» **WHAT THE TASK REQUIRES**
Consider the data that follows and state how many lines contain the string "this", using the number alone.

» **Records from a data source**
>>>
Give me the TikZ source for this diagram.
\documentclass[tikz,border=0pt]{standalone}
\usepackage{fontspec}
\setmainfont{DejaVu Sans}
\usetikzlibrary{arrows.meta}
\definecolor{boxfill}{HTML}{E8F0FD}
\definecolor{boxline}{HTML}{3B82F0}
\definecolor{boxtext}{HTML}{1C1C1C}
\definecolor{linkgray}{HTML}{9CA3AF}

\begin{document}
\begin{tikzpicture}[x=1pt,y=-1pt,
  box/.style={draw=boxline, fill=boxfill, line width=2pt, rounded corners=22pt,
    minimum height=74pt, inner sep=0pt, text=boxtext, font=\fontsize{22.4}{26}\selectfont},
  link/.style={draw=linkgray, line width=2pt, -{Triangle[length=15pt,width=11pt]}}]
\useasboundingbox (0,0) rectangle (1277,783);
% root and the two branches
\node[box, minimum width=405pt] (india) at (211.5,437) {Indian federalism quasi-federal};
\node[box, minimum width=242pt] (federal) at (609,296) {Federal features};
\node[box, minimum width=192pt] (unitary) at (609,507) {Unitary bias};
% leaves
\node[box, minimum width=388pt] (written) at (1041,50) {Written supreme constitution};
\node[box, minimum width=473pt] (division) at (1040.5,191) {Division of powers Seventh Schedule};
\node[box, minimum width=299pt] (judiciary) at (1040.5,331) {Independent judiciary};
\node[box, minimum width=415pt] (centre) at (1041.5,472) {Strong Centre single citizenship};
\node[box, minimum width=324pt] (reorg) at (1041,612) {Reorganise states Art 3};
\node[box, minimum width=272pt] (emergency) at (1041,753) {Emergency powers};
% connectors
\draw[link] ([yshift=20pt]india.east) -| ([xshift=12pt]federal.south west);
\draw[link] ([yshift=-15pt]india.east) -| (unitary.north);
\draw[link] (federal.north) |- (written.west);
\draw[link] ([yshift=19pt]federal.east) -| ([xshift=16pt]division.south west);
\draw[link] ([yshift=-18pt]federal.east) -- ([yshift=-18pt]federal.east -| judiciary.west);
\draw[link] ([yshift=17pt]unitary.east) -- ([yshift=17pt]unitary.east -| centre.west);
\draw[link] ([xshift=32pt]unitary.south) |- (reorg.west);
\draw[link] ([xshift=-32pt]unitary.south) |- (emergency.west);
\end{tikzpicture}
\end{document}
<<<
>>>
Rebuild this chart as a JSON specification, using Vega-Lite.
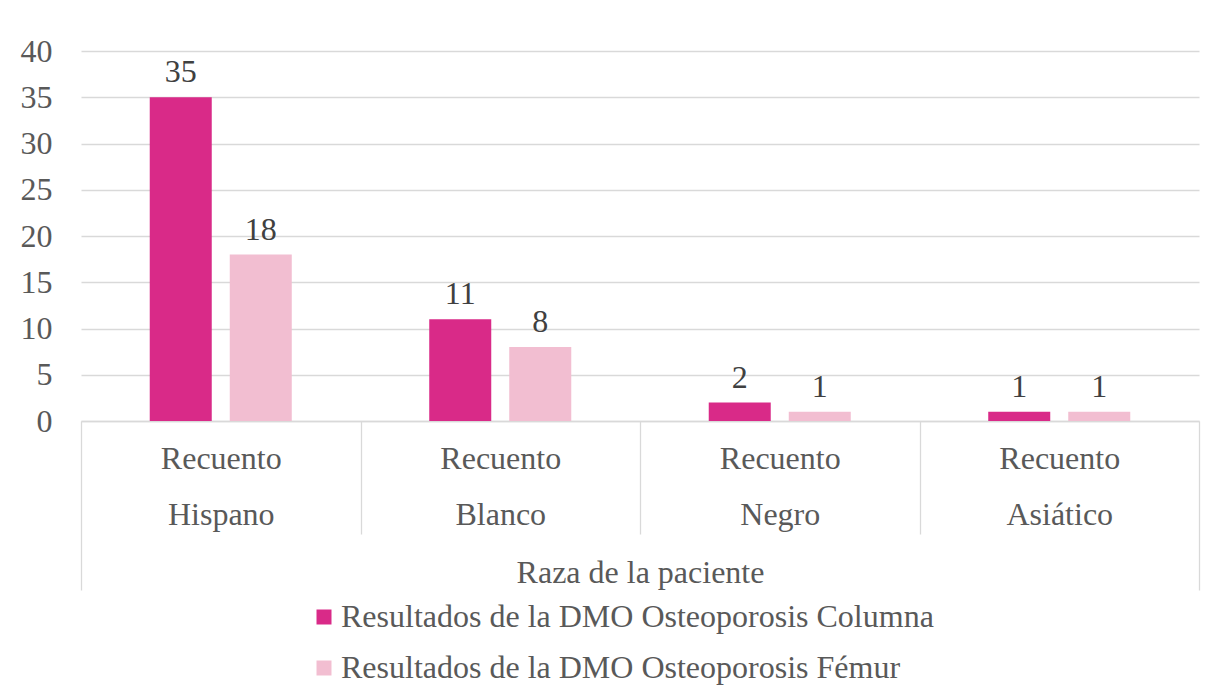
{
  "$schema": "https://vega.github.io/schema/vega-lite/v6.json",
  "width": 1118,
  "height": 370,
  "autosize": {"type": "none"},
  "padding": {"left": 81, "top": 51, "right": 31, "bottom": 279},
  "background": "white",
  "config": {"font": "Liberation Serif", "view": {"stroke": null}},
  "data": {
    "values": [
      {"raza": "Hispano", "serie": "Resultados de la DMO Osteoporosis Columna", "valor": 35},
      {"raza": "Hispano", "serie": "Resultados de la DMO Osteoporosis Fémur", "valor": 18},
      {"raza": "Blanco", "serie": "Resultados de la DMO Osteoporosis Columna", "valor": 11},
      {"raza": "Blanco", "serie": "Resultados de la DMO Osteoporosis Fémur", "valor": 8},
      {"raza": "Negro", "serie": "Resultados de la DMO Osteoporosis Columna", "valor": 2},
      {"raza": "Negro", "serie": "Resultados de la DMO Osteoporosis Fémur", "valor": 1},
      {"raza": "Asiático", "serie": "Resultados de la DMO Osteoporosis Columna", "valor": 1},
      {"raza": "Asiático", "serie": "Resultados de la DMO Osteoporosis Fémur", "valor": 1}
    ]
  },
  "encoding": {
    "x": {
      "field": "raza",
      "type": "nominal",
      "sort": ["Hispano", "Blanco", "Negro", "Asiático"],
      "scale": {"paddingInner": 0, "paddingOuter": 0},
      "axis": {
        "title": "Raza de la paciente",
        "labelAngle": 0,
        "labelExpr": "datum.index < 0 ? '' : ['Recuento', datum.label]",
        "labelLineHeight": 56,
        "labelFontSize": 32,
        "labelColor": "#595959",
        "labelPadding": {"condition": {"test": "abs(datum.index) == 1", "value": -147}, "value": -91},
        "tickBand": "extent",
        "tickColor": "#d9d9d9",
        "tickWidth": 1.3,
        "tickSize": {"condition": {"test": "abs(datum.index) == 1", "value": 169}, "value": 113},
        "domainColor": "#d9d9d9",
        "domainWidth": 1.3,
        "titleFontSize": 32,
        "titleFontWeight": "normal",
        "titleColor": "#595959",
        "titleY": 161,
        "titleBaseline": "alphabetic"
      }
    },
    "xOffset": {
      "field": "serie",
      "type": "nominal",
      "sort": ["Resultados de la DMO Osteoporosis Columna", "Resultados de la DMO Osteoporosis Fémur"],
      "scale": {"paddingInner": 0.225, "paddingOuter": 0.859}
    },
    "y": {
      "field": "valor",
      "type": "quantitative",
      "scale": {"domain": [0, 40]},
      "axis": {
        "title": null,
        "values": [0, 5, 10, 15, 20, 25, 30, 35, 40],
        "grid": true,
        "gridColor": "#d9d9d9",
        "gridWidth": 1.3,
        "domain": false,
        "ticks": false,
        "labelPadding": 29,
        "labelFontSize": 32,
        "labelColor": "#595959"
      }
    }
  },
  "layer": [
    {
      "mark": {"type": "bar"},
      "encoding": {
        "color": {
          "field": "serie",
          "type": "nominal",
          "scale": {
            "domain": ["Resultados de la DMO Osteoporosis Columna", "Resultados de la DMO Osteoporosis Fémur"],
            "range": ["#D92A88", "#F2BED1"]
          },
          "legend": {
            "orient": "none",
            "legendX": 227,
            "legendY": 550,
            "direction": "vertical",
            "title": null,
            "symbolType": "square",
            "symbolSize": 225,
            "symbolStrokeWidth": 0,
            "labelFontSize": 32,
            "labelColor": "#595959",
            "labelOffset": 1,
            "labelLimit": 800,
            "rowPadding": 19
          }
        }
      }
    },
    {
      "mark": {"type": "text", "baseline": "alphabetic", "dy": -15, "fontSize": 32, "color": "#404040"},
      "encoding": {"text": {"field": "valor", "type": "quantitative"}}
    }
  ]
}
<<<
» **IN RESPONSE**
2